"Just because you throw a guy out there for 30 minutes, that could be the worst thing you could do because it could reinforce all the bad habits," Frank said. "If he’s not doing what he should be doing, how can you look at the guys in your locker room and say you’re about the right things? You can’t both develop players and try to win."
Let’s start with that last sentence in isolation. It’s EXTREMELY troubling. Well-run teams do both all the time, but let’s say the Pistons can’t do both right now. I’d absolutely choose player development over trying to win. The Pistons probably don’t have good enough players to win right now. They probably do have enough unrefined talent to win in the future. I want to give Lawrence Frank the benefit of the doubt that those last two sentence come in tandem – that he meant you can’t develop players who aren’t doing what they should be doing and try to win. But even if that’s what he meant, I still have issues with it. Developing the team’s young players should be his No. 1 priority this season. I’m not advocating playing someone who does all the wrong things. But if he’s a mixed bag, maybe more minutes would get him on the right track.

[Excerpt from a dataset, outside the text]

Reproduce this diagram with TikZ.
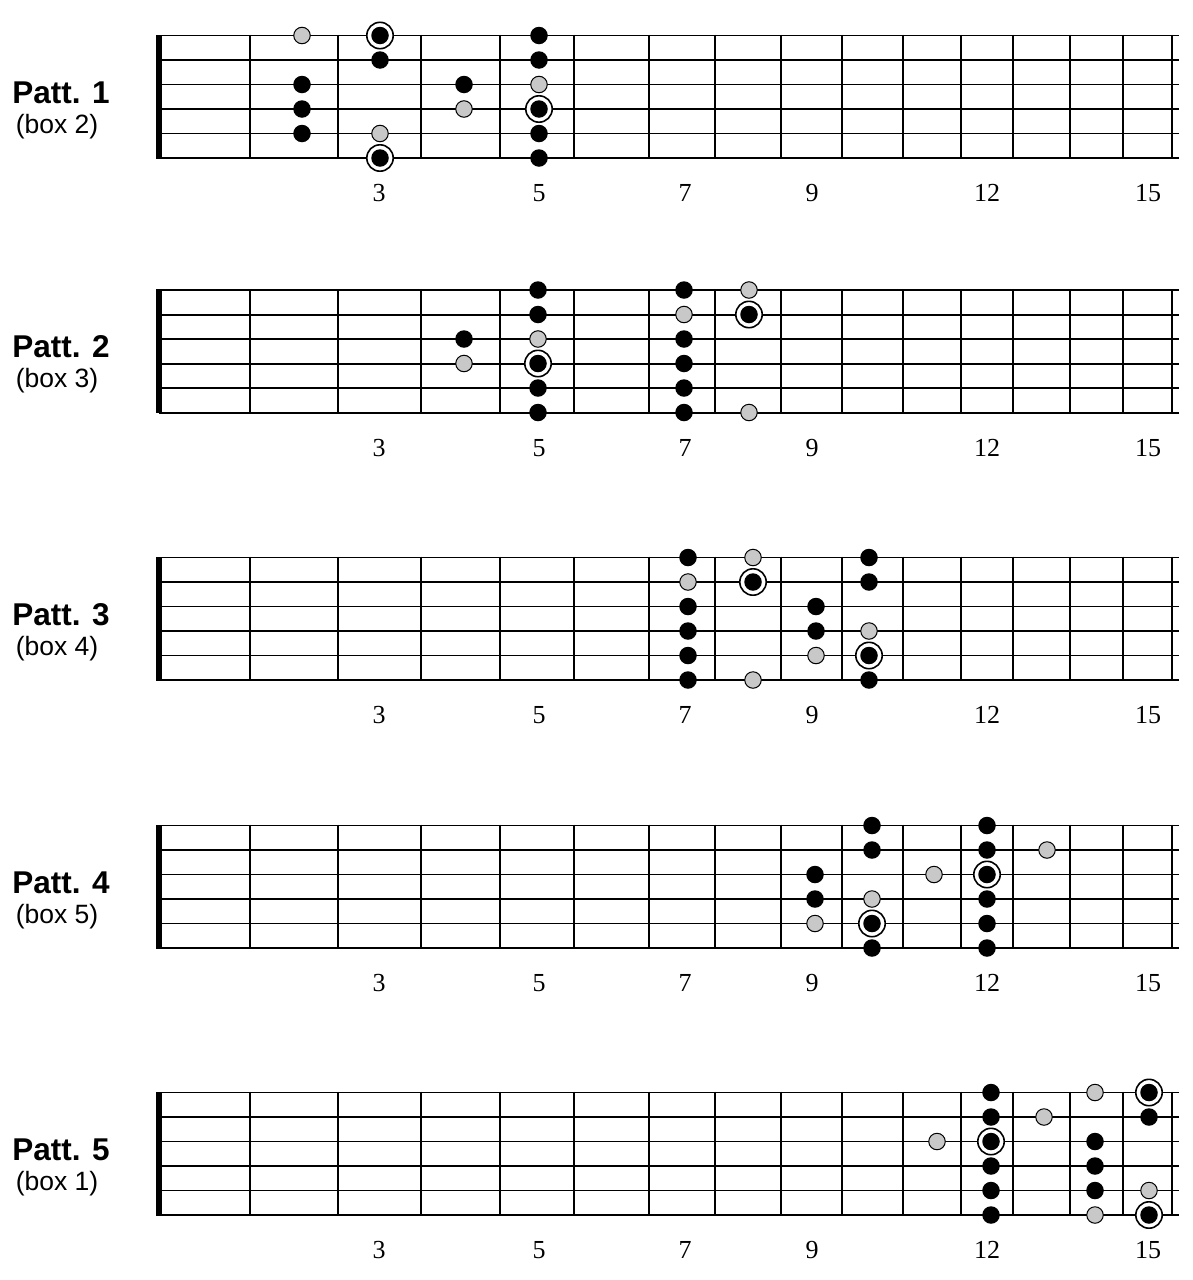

UPDATE: Keith Langlois of Pistons.com has a very similar quote attributed to Frank, except it says the exact opposite:
“You can both develop players and try to win – that’s the name of the game.”
I’ve emailed both seeking clarification. I’ll update again when I get a response.
UPDATE II: Goodwill:
It should be "can". Must’ve been a typo or editors error.
So, we can stop worrying about Frank essentially saying he was a terrible coach, because that didn’t happen. Let’s go back to evaluating Frank based more on what he does, less on what he says. And while he might not give the young players as many minutes as we’d like, he played Andre Drummond 31 minutes last night, so that’s a definite step in the right direction.